Small and midsize cities are behind in harnessing data to make a city run smarter. Dubuque, Iowa, is bucking that trend.

Dubuque, Iowa, has a population of just under 60,000, but it’s doing something few other cities its size have ever tried. It’s embedding technology in utility meters to collect and analyze water, gas and electricity use; it’s even using radio frequency identification tags to track how some people move about to gain a better understanding of the city’s traffic and transportation issues.

Dubuque’s experiment is part of a growing trend in government toward the collection of more data and better uses for it. State and local governments will spend $58 billion on information technology in 2013, according to the market analyst firm Gartner. And while the ongoing fiscal problems have slowed IT investments, the use of technology and automation in states and localities will continue to grow.
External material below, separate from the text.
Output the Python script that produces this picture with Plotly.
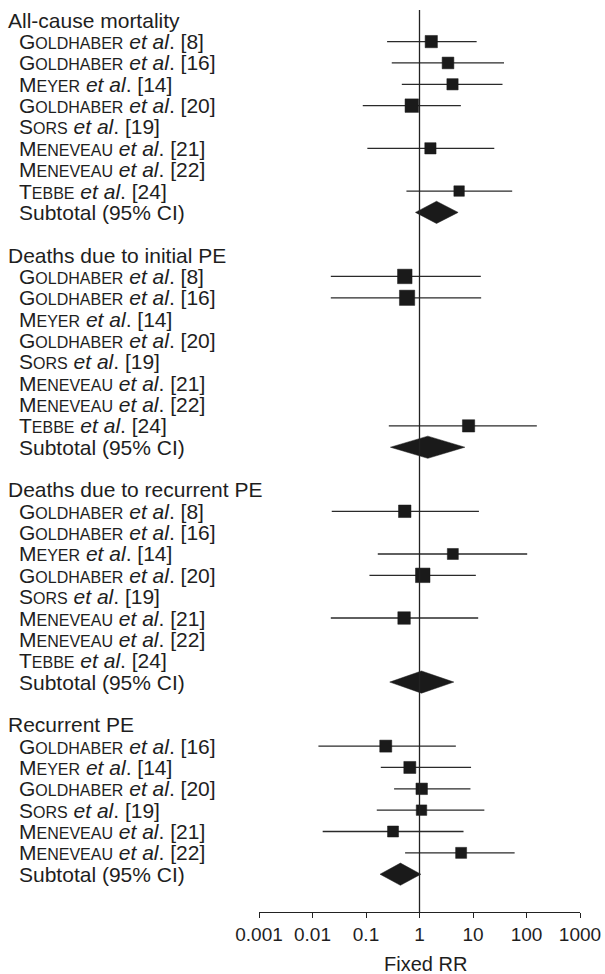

Unfortunately, the Dubuques of this country are the exception, not the rule, when it comes to harnessing data to make a city run smarter. The cities where smart data is gospel tend to be the nation’s largest, says Bill Schrier, former Seattle chief technology officer and now a senior policy adviser for Washington state’s Office of the Chief Information Officer (and the deputy director of the Center for Digital Government at e.Republic, Governing’s parent company). “It hasn’t [generally] gotten down to the mid- and small-sized cities,” he says.

Part of the reason for that is money -- as in, smaller cities just don’t have it. But like so many other transformative technology stories, the growth of smart data in government isn’t so much a hardware and software problem as it is an organizational issue. Some of the coolest projects depend on open data that the public and other agencies can share and use. But local governments struggle with the data governance issues. Who owns the data? Who controls the data?

One of the more intriguing possibilities for getting data to the Dubuques of the nation is the potential for sharing data and applications between cities. Last year, seven major cities launched a program to create a database of standardized open data applications that could be shared among members. The hope is that as open data sets proliferate and more applications come online, they can be used by different (and smaller) cities. “That’s a real boon to [any city] because [they] don’t have to spend taxpayer dollars to create them,” former San Francisco CIO Jon Walton told Governing last year.

But in order for apps to share data between cities, the data has to be in the same format, and that is a whole other issue. Most cities have their own designs for data sets that are rooted in the early days of computing. Incompatible data prevails, and getting all cities to use the same schema for common data is a slow, grinding process.

One day there may be an app that does just that, but not yet. Until then, an experiment like Dubuque will remain unique for most cities of its size.